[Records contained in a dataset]
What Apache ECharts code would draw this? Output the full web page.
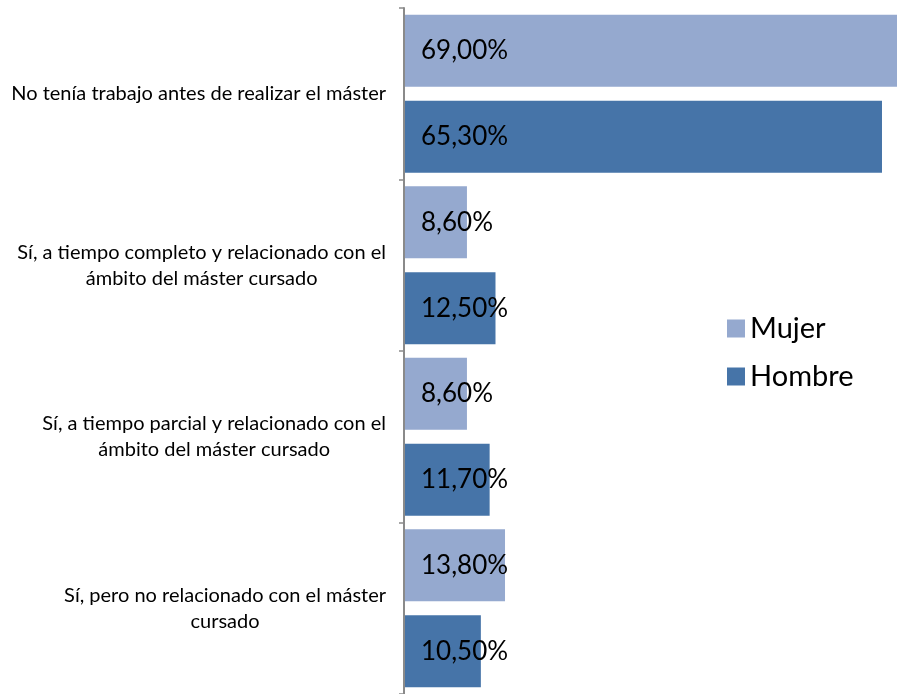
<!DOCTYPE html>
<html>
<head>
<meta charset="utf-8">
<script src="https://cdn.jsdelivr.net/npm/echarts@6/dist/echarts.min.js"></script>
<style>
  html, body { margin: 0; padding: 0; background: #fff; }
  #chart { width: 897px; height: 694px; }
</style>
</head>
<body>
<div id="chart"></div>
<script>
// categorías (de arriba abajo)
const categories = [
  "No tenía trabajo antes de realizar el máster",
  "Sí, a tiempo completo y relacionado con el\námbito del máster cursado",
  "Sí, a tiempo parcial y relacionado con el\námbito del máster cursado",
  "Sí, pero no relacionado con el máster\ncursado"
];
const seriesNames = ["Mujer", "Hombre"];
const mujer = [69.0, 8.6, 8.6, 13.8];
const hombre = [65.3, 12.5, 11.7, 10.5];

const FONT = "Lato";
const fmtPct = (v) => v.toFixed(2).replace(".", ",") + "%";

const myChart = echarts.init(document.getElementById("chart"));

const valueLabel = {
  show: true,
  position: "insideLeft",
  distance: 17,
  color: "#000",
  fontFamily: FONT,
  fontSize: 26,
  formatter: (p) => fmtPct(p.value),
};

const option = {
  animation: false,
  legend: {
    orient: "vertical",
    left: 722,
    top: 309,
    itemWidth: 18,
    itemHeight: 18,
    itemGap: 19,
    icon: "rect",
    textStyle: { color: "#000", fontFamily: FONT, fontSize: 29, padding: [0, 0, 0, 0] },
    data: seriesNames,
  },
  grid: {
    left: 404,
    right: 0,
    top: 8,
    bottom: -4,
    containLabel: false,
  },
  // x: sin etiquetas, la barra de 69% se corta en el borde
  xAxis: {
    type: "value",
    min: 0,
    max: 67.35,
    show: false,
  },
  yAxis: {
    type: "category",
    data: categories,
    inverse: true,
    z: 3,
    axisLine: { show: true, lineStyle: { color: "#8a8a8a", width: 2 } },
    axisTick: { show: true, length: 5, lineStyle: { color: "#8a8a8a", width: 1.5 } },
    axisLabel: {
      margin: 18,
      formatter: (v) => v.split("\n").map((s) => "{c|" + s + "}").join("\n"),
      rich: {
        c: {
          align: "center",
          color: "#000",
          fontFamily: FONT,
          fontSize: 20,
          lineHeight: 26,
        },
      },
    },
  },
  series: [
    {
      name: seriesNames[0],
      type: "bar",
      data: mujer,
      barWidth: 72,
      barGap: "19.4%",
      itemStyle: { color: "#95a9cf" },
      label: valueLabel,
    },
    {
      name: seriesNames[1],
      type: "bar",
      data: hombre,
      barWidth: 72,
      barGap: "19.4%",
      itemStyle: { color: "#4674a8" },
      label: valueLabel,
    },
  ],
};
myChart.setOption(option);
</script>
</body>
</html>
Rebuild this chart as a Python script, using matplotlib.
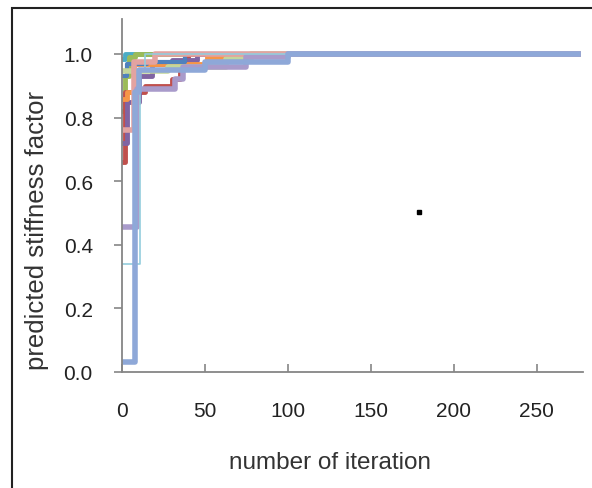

GIVEN TASK: Check each line above for the word "script" and copy the ones that have it.

WRITTEN REPLY:
<script src="https://cdn.jsdelivr.net/npm/echarts@6/dist/echarts.min.js"></script>
<script>
</script>
Rebuild this chart as a Python script, using matplotlib.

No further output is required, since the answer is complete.